Dear Nobel Committees,
I know this is a big week for you. If your approach to deadlines is anything like my approach to deadlines, you just barely scraped together the physics award for the Higgs Boson on coffee and willpower and then, after having a single drink to celebrate your success, found yourself completely overwhelmed and slept in until 10, when it occurred to you that you were supposed to be awarding a prize for Chemistry in 30 minutes, so you embarrassingly wound up giving it to Marie Curie posthumously, “because you can never give Marie Curie too many Nobel Prizes.” That, as I said, is what would happen if you were me, but fortunately you are not me, so you actually found three deserving chemists. Good for you, Nobel Committees!
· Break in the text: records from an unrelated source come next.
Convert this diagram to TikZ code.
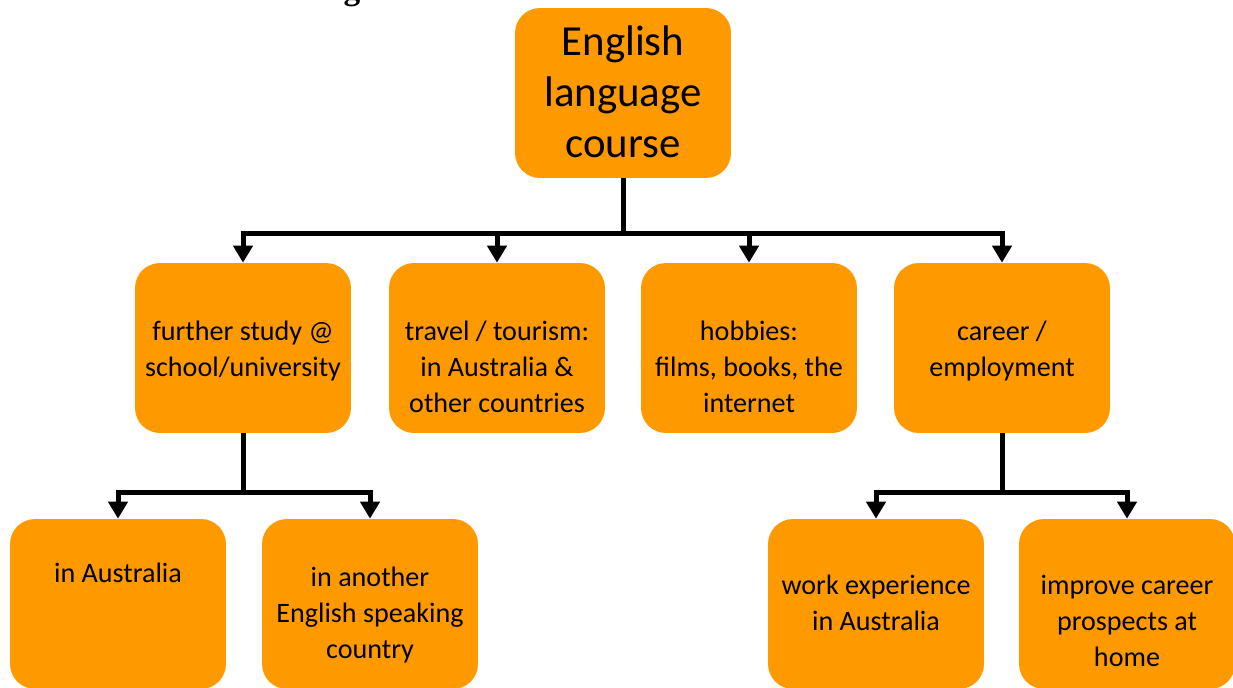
\documentclass[tikz,border=0pt]{standalone}
\usepackage{fontspec}
\setmainfont{Carlito}
\newfontfamily\titlefont{Liberation Serif}
\usetikzlibrary{arrows.meta}
\definecolor{boxorange}{RGB}{255,153,0}
\begin{document}
\begin{tikzpicture}[x=0.02cm,y=-0.02cm,
  box/.style={fill=boxorange,rounded corners=0.5cm,minimum width=4.32cm,minimum height=3.4cm,inner sep=0pt},
  txt/.style={anchor=north,align=center,inner sep=0pt,font=\fontsize{16}{20.5}\selectfont},
  link/.style={line width=0.1cm},
  arr/.style={line width=0.1cm,-{Triangle[width=0.38cm,length=0.34cm]}}]
\useasboundingbox (0,0) rectangle (1233,687);
% cut-off title
\node[font=\titlefont\bfseries\fontsize{19}{19}\selectfont,anchor=base,inner sep=0pt] (titleg) at (352,-1) {g};
% top
\node[box] (course) at (623,93) {};
\node[anchor=north,align=center,inner sep=0pt,font=\fontsize{24.4}{29}\selectfont] (coursetxt) at (623,25) {English\\language\\course};
% second row
\node[box] (study) at (243,348) {};
\node[box] (travel) at (497,348) {};
\node[box] (hobby) at (749,348) {};
\node[box] (career) at (1002,348) {};
\node[txt] (studytxt) at (243,321) {further study @\\school/university};
\node[txt] (traveltxt) at (497,321) {travel / tourism:\\in Australia \&\\other countries};
\node[txt] (hobbytxt) at (749,321) {hobbies:\\films, books, the\\internet};
\node[txt] (careertxt) at (1002,321) {career /\\employment};
% third row
\node[box] (aus) at (118,604) {};
\node[box] (other) at (370,604) {};
\node[box] (work) at (876,604) {};
\node[box] (home) at (1127,604) {};
\node[txt] (austxt) at (118,563) {in Australia};
\node[txt] (othertxt) at (370,567) {in another\\English speaking\\country};
\node[txt] (worktxt) at (876,575) {work experience\\in Australia};
\node[txt] (hometxt) at (1127,575) {improve career\\prospects at\\home};
% connectors
\coordinate (j1) at (623,233);
\coordinate (j2) at (243,492);
\coordinate (j3) at (1002,492);
\draw[link] (course.south) -- (j1);
\foreach \n in {study,travel,hobby,career}
  \draw[arr] (j1) -| (\n.north);
\draw[link] (study.south) -- (j2);
\draw[arr] (j2) -| (aus.north);
\draw[arr] (j2) -| (other.north);
\draw[link] (career.south) -- (j3);
\draw[arr] (j3) -| (work.north);
\draw[arr] (j3) -| (home.north);
\end{tikzpicture}
\end{document}
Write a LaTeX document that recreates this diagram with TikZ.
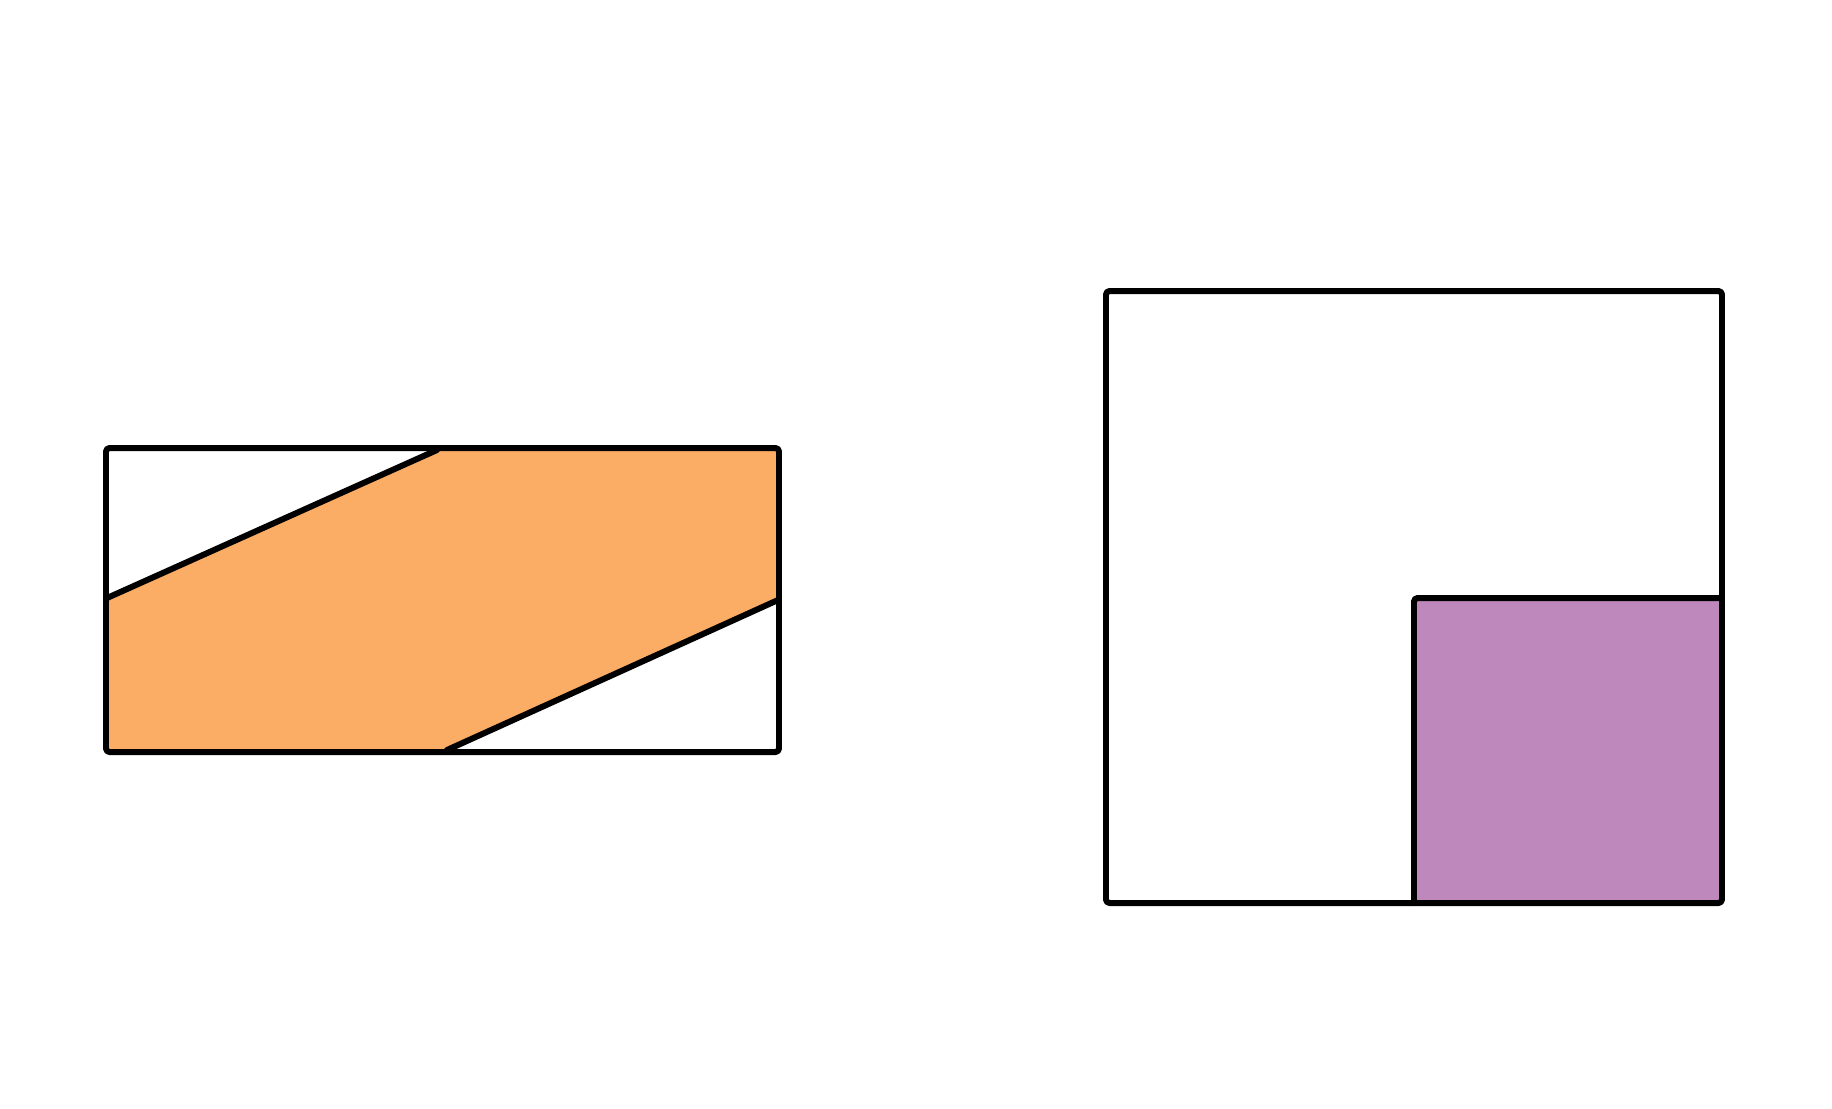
\documentclass[tikz,border=0pt]{standalone}
\usepackage{tikz}
\usepackage{xcolor}
\usetikzlibrary{calc,positioning}
\definecolor{bandorange}{RGB}{251,173,102}
\definecolor{quarterlilac}{RGB}{190,136,188}
\tikzset{%
	outline/.style = {draw, line width=1.7pt, line join=round, line cap=round, rounded corners=1pt},
	band/.style    = {fill=bandorange},
	quarter/.style = {fill=quarterlilac},
}

\begin{document}
\begin{tikzpicture}[x=0.01cm,y=-0.01cm]
		\useasboundingbox (0,0) rectangle (1832,1108);
		
		% rectangle with slanted band
		\fill[band] (106,599) -- (435,451) -- (779,451) -- (779,600) -- (447,752) -- (106,752) -- cycle;
		\draw[outline] (106,448) rectangle (779,752);
		\draw[outline] (107,598) -- (437,450);
		\draw[outline] (447,750) -- (778,600);
		
		% square with shaded quarter
		\fill[quarter] (1414,598) rectangle (1722,903);
		\draw[outline] (1106,291) rectangle (1722,903);
		\draw[outline] (1414,903) |- (1722,598);
\end{tikzpicture}
\end{document}
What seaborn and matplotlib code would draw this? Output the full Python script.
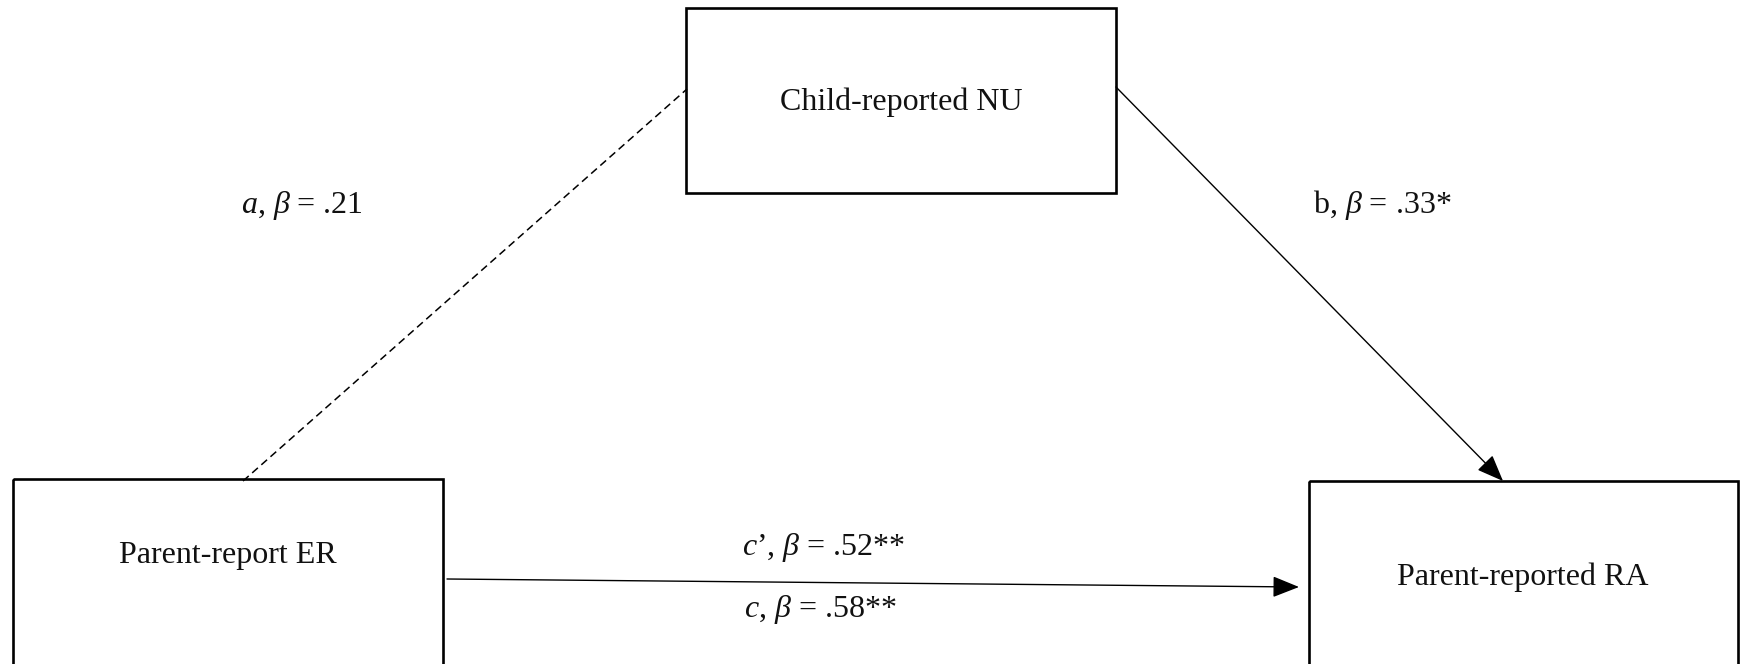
import matplotlib.pyplot as plt
import seaborn as sns
from matplotlib.patches import Rectangle

# --- DATA ---
node_labels = ["Parent-report ER", "Child-reported NU", "Parent-reported RA"]
path_names = ["$a$", "b", "$c$\u2019", "$c$"]
path_betas = [".21", ".33", ".52", ".58"]
path_stars = ["", "*", "**", "**"]

# --- LAYOUT (pixel coords, origin top-left) ---
W, H = 1745, 664
boxes = {  # x, y, w, h
    "Parent-report ER": (13, 479, 430, 260),
    "Child-reported NU": (686, 8, 430, 185),
    "Parent-reported RA": (1309, 481, 429, 260),
}
label_pos = {
    "Parent-report ER": (228, 556),
    "Child-reported NU": (901, 102),
    "Parent-reported RA": (1523, 577),
}
coef_pos = [(302, 205), (1382, 205), (824, 547), (820, 610)]

sns.set_theme(style="white")
plt.rcParams['font.family'] = ['Liberation Serif', 'DejaVu Serif']
plt.rcParams['mathtext.fontset'] = 'custom'
plt.rcParams['mathtext.rm'] = 'Liberation Serif'
plt.rcParams['mathtext.it'] = 'Liberation Serif:italic'

fig = plt.figure(figsize=(W / 100, H / 100), dpi=100)
ax = fig.add_axes([0, 0, 1, 1])
ax.set_xlim(0, W)
ax.set_ylim(H, 0)
ax.axis('off')

for name in node_labels:
    x, y, w, h = boxes[name]
    ax.add_patch(Rectangle((x, y), w, h, fill=False, lw=1.9, ec='black'))
    lx, ly = label_pos[name]
    ax.text(lx, ly, name, ha='center', va='center', fontsize=23, color='#111111')

# a path (dashed, no head)
ax.plot([243, 687], [481, 89], color='black', lw=1.1, ls=(0, (5, 3)))

arrow = dict(arrowstyle='-|>,head_length=0.75,head_width=0.3', mutation_scale=22,
             lw=1.0, color='black', shrinkA=0, shrinkB=0)
# b path
ax.annotate('', xy=(1503, 481), xytext=(1116, 87), arrowprops=arrow)
# c path
ax.annotate('', xy=(1299, 587), xytext=(447, 579), arrowprops=arrow)

for nm, b, s, (tx, ty) in zip(path_names, path_betas, path_stars, coef_pos):
    ax.text(tx, ty, f"{nm}, $\\beta$ = {b}{s}", ha='center', va='center',
            fontsize=23, color='#111111')

fig.savefig('out.png', dpi=100)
What I mean to say is: I know what you’re going through. So many prizes, so little time to award them! Physics! Chemistry! Literature! Peace! Economics!
And then the instant you do make an award, everyone’s first thought is that they have never heard of that person because as far as they were concerned, literature stopped at the Atlantic (No, not that side of the Atlantic, the other side of the Atlantic).
I know you have an actual process. I know there are nominations and committees and people scrying into your takeout orders. I hope you are giving Malala Yousafzai all the consideration she richly deserves. But here are a few dark horses I think you should consider:
President Obama: This time, for literature! Not for the books he’s written already, but for the infinite potential of the books he might write.
Me: I am not saying that I totally 100% deserve every inch of this prize, but three weeks ago I wrote a really passionate defense of the pumpkin Spice Latte, so, you know, that’s got Nobel Laureate written all over it.
Like previous laureate German-Romanian Herta Muller, most people in America have not heard of me, but I offer an added bonus compared to Herta Muller in that most readers of German-Romanian novels have not heard of me either.
I know what you are thinking right now: Will such early success be stunting? No. No, it really won’t. Don’t worry about that. Give me the early success first, and then we can deal with that down the line. Early success followed by years of wandering around feeling sort of at a loss worked out fine for F. Scott Fitzgerald, except for the part where his drinking killed him. My point is, we can haggle.
I know, too, that it is perhaps frowned on for people to toot their own Nobel horns. But these days, we don’t live by the old customs. These days, everyone has to be their own promoter, which is why I have spent the past eight years marching around downtown dressed as a carnival barker. Plus, I promise that if I win I will just read William Faulkner’s acceptance speech again, which really is all that anyone wants to hear.
Miley Cyrus: Okay, I hear you saying, “this isn’t ‘literature,’ ” but maybe you could give her some kind of honorable peace mention, since every minute we spend talking about Miley is a minute we do not spend dwelling on serious questions like religious differences and territorial disputes, which are historically responsible for violent conflict.
Tommy Wiseau: This is the least he deserves for creating “The Room.” If it doesn’t count as “literature” or “peace,” give him the economics prize. All actual economists do is confuse us by disagreeing about what should be done with interest rates.
An actual dark horse: People often talk about dark horse candidates but you never see them being seriously considered.
The Maybe Six People Alive Who Haven’t Written Weighty Thinkpieces About Miley Cyrus Yet: These humans are international treasures and deserve everything that is coming to them.